Il mandato dei discepoli, come Padre ha mandato il Figlio, è un gesto simbolico dell’amore. Da questo gesto, possiamo anche vedere la somiglianza tra il Figlio e il Padre. Come in un piccolo paese, quando le genti vedono un bambino, subito possono sapere di quale famiglia è, si dice “tutto suo padre”. Lo stesso, Gesù realizzava il suo mandato, e rivelava anche chi era lui, la sua vera identità, e il legame indissolubile tra lui e il Padre celeste.
Come il mandato dal Padre veniva dall’amore, Gesù era spinto dalla compassione e misericordia profonda; perciò, chiamava i dodici discepoli come il Buon Pastore, per guidare le anime smarrite. Questo racconto era anche descritto dall’immagine della messe e degli operai; siccome la messe è abbondante e gli operai sono pochi, quindi ci vuole anche un mandato agli operai per raccogliere la messe.
Forse, nel contesto dell’istituzione religiosa, sembra più facile comprendere il significato divino del mandato. Ad esempio, quando domando ad un religioso, perché studia qualche specializzazione all’università pontificie, lui sicuramente ti risponde che perché è stato mandato dal suo superiore. Oppure, la risposta di un sacerdote, studia qui perché lui è stato mandato dal suo vescovo, così via dicendo. Tuttavia, nel contesto laicale, non è così facile usare “mandato” nella vita quotidiana, piuttosto tutto le nostre faccende sembrano soltanto dettate dalla scelta personale, per motivo di lavoro, per motivo di relazione, per motivo di famiglia, per motivo di salute, ecc. Max Weber, sociologo tedesco, una volta definiva la vocazione professionale anche come una chiamata, un mandato da Dio. Ossia, il lavoro non è soltanto un semplice lavoro, ma una risposta alla chiamata divina.

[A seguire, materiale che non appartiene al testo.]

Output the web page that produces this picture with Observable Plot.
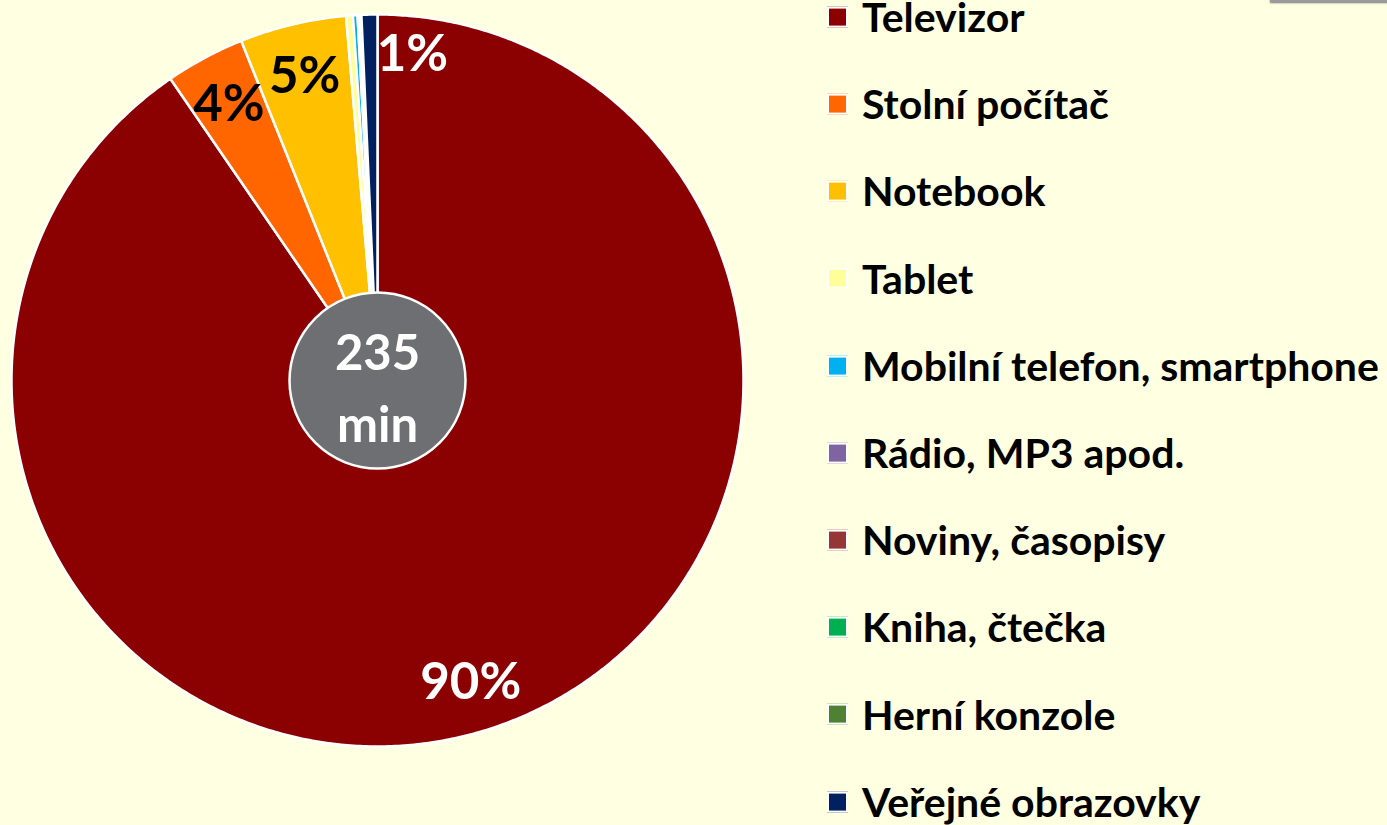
<!DOCTYPE html>
<html>
<head>
<meta charset="utf-8">
<script src="https://cdn.jsdelivr.net/npm/d3@7"></script>
<script src="https://cdn.jsdelivr.net/npm/@observablehq/plot@0.6"></script>
<style>
  html, body { margin: 0; padding: 0; background: #ffffe1; }
  #wrap { position: relative; width: 1387px; height: 825px; overflow: hidden; background: #ffffe1;
          font-family: Lato, "Open Sans", sans-serif; }
  #chart { position: absolute; left: 0; top: 0; }
  #legend { position: absolute; left: 827px; top: 0; width: 560px; height: 825px; }
  .item { position: absolute; left: 0; display: flex; align-items: center; white-space: nowrap;
          font-weight: 700; font-size: 41px; line-height: 0.8; color: #000; transform: translateY(-50%); }
  .sw { width: 17px; height: 17px; border: 2px solid #fff; margin-right: 14px; flex: none; }
  #corner { position: absolute; left: 1270px; top: -2px; width: 130px; height: 4px; background: #9a9a9a;
            box-shadow: 0 1px 2px #777; }
</style>
</head>
<body>
<div id="wrap">
  <div id="chart"></div>
  <div id="legend"></div>
  <div id="corner"></div>
</div>
<script>
// ---- data ----
const categories = [
  "Televizor", "Stolní počítač", "Notebook", "Tablet",
  "Mobilní telefon, smartphone", "Rádio, MP3 apod.", "Noviny, časopisy",
  "Kniha, čtečka", "Herní konzole", "Veřejné obrazovky"
];
const shares = [90.4, 3.5, 4.7, 0.3, 0.2, 0.05, 0.05, 0.02, 0.05, 0.7];
const colors = [
  "#8b0000", "#ff6600", "#ffc000", "#ffff99", "#00b0f0",
  "#8064a2", "#953735", "#00b050", "#4f8132", "#002060"
];
const centerLabel = ["235", "min"];

// ---- build slices (clockwise from 12 o'clock) ----
const total = d3.sum(shares);
let acc = 0;
const slices = categories.map((c, i) => {
  const a0 = acc / total * 2 * Math.PI;
  acc += shares[i];
  const a1 = acc / total * 2 * Math.PI;
  return {category: c, share: shares[i], color: colors[i], a0, a1, mid: (a0 + a1) / 2};
});
const pts = [];
for (const s of slices) {
  const n = Math.max(2, Math.ceil((s.a1 - s.a0) / (Math.PI / 360)));
  pts.push({key: s.category, color: s.color, x: 0, y: 0});
  for (let k = 0; k <= n; k++) {
    const a = s.a0 + (s.a1 - s.a0) * k / n;
    pts.push({key: s.category, color: s.color, x: Math.sin(a), y: Math.cos(a)});
  }
  pts.push({key: s.category, color: s.color, x: 0, y: 0});
}
const labels = slices
  .filter(s => Math.round(s.share) >= 1)
  .map(s => {
    const big = s.share >= 2;
    const rr = big ? 0.86 : 0.89;
    return {text: Math.round(s.share) + "%", x: rr * Math.sin(s.mid), y: rr * Math.cos(s.mid),
            fill: d3.hsl(s.color).l < 0.35 ? "white" : "black", big};
  });

// ---- layout ----
const W = 800, H = 825, R = 366, cx = 377, cy = 380;
const plot = Plot.plot({
  width: W, height: H,
  margin: 0,
  x: {domain: [-cx / R, (W - cx) / R], axis: null},
  y: {domain: [-(H - cy) / R, cy / R], axis: null},
  color: {type: "identity"},
  style: {background: "transparent", fontFamily: "Lato, 'Open Sans', sans-serif"},
  marks: [
    Plot.line(pts, {x: "x", y: "y", z: "key", fill: "color", stroke: "white", strokeWidth: 2.5,
                    strokeLinejoin: "round", curve: "linear"}),
    Plot.dot([{x: 0, y: 0}], {x: "x", y: "y", r: 88, fill: "#6e6f72", stroke: "white", strokeWidth: 2.5}),
    Plot.text([centerLabel.join("\n")], {x: () => 0, y: () => 0, text: d => d, fill: "white",
               fontSize: 49, fontWeight: 700, lineHeight: 1.47, textAnchor: "middle", dy: 2}),
    Plot.text(labels.filter(d => d.big), {x: "x", y: "y", text: "text", fill: "fill",
               fontSize: 51, fontWeight: 700, textAnchor: "middle", dy: 2}),
    Plot.text(labels.filter(d => !d.big), {x: "x", y: "y", text: "text", fill: "fill",
               fontSize: 51, fontWeight: 700, textAnchor: "middle", dx: 42})
  ]
});
document.getElementById("chart").appendChild(plot);

// ---- legend ----
const legend = d3.select("#legend");
categories.forEach((c, i) => {
  const row = legend.append("div").attr("class", "item").style("top", (17 + i * 87.2) + "px");
  row.append("div").attr("class", "sw").style("background", colors[i]);
  row.append("span").text(c);
});
</script>
</body>
</html>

In Mt 9, 36-10, 8, forse possiamo anche chiarire che ogni miracolo, ogni merito, ogni viaggio, ogni impegno, tutto ciò è stato mandato “dall’alto”; senza Dio, senza colui che ci ha mandato, sembra che non sia possibile tutto quello che sta muovendo la nostra vita. Come la classica testimonianza di San Tommaso D’Aquino, per provare l’esistenza di Dio: tutto ciò che si muove o cambia è messo in moto da qualcos’altro e questa catena di movimento o di mutamento non può andare all’infinito, ma deve avere una causa prima, che è Dio. Quindi, dentro il visibile, c’è l’invisibile. Per alcuni una torta di compleanno è solo una torta, ma dalla perspettiva della persona che festeggia il suo compleanno, da quella torta può vedere l’amore della fraternità, l’amicizia, e il sostengo dalla famiglia e così via; cioè, può vedere “il suo mandato”.
In questo senso, il gesto di mandato è un gesto simbolico, che unisce due mondi: io e l’altro. Pertanto, il gesto di mandato è a tal fine un gesto d’amore. Se crediamo a questo punto, sarà più fattibile per noi di accettare tutto quello che stiamo sperimentano in questo momento, raccogliendo il mandato di amore con il cuore d’amore. Ecco la sapienza: accettare tutto quello che Dio ci ha dato con gratitudine e fiducia nel suo piano perfetto; essere prudente e consapevole che tutto quello che abbiamo non è per un nostro merito, ma tutto è come dono di Dio.
Sophia Lilin Wu – studentessa della Pontificia Università Gregoriana, professoressa della Università degli Studi “Gabriele d’Annunzio” Chieti-Pescara.